Dylan Jones studied at Chelsea School Of Art and then St. Martin’s School of Art. He is the award-winning editor of GQ magazine, a position he has held since 1999, and has won the British Society of Magazine Editors “Editor of the Year” award a record ten times. In 2013 he was also the recipient of the prestigious Mark Boxer Award.
Under his editorship the magazine has won over 50 awards.
A former editor at i-D, The Face, Arena, the Observer and the Sunday Times, he is the author of the New York Times best seller Jim Morrison: Dark Star, the much-translated iPod, Therefore I Am and Mr. Jones’ Rules, as well as the editor of the classic collection of music writing, Meaty Beaty Big & Bouncy. He edited a collection of journalism from Arena - Sex, Power & Travel - and collaborated with David Cameron on Cameron on Cameron: Conversations with Dylan Jones (shortlisted for the Channel 4 Political Book of the Year).

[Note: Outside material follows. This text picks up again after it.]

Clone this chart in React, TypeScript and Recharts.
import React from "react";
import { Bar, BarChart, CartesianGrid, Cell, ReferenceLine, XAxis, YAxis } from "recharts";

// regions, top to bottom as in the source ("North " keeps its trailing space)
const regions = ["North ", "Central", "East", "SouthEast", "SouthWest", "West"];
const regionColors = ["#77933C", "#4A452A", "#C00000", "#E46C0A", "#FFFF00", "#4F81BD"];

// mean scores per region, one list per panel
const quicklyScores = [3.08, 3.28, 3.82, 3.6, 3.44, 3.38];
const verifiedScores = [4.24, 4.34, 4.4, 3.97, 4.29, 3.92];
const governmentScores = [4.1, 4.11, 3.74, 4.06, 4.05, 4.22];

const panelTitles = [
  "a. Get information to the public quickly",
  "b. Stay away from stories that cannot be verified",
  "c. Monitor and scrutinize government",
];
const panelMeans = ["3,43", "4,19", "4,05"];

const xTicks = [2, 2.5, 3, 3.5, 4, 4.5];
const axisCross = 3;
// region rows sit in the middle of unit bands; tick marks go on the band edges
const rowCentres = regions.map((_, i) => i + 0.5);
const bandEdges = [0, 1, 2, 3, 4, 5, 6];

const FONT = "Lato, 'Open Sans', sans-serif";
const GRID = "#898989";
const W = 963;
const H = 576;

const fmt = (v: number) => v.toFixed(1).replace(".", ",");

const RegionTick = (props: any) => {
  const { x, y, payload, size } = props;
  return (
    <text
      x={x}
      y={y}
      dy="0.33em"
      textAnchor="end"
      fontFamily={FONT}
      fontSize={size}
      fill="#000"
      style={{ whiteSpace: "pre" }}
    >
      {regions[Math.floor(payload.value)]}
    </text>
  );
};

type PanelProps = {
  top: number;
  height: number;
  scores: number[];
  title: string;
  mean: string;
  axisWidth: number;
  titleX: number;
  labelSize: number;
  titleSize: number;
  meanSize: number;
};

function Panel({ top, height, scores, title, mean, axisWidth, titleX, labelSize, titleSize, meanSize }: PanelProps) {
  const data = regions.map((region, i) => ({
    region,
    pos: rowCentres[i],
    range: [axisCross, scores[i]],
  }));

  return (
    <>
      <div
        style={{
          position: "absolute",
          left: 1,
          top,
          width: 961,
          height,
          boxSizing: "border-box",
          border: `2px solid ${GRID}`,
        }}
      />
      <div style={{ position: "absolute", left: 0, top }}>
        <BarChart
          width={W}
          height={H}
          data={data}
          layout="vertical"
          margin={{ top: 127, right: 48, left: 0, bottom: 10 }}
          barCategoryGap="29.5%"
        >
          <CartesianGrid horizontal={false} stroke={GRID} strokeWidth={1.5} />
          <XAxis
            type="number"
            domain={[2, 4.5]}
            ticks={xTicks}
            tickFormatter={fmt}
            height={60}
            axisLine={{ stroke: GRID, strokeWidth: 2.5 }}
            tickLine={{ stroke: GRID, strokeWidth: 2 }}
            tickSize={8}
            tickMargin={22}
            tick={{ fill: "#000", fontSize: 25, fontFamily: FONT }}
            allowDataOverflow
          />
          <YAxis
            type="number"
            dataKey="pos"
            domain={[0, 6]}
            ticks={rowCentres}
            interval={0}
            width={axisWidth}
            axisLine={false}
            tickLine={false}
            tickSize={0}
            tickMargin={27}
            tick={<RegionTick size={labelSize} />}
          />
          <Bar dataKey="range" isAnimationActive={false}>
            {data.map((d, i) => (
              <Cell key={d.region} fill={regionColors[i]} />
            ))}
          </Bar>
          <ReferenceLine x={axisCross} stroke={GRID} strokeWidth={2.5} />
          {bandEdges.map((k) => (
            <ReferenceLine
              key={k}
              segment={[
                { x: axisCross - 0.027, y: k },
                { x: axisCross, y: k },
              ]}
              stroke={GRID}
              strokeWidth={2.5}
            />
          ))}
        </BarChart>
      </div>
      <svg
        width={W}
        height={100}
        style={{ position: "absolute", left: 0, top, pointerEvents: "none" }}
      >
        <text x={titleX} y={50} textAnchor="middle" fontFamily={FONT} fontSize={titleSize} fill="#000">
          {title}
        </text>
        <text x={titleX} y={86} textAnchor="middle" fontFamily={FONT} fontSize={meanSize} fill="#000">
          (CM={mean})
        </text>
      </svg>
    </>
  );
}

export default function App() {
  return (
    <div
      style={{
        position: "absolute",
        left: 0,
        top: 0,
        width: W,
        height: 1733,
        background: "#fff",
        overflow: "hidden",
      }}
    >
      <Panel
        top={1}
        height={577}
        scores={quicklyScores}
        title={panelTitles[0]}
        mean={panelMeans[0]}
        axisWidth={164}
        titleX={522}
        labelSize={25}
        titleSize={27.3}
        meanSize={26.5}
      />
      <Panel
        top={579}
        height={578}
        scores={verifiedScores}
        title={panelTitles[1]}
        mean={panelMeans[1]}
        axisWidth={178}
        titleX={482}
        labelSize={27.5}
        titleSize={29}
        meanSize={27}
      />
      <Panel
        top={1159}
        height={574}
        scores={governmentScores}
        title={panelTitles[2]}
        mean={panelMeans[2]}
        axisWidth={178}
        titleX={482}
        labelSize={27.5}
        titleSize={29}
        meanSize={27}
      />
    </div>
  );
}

He was the Chairman of the Prince’s Trust’s Fashion Rocks Monaco, is a board member of the Norman Mailer Writers Colony and a Trustee of the Hay Festival. He is also the chairman of London Fashion Week: Men’s, London’s first men’s fashion week, launched in 2012 at the behest of the British Fashion Council.
In 2010 he spent a week in Afghanistan with the Armed Forces, collaborating on a book with the photographer David Bailey: British Heroes in Afghanistan.
In 2012 he had three books published: The Biographical Dictionary of Music; When Ziggy Played Guitar: David Bowie and Four Minutes that Shook the World, and the official book of U2’s 360 Tour, published in October. Since then he has published
The Eighties: One Day One Decade, a book about the 1980s told through the prism of Live Aid, Elvis Has Left The Building: The Day The King Died, Mr. Mojo, London Rules, a polemic about the greatest city in the world, Manxiety and London Sartorial.
In June 2013 he was awarded an OBE for services to publishing and the fashion industry. In 2014 he was made an Honorary Professor of Glasgow Caledonian University.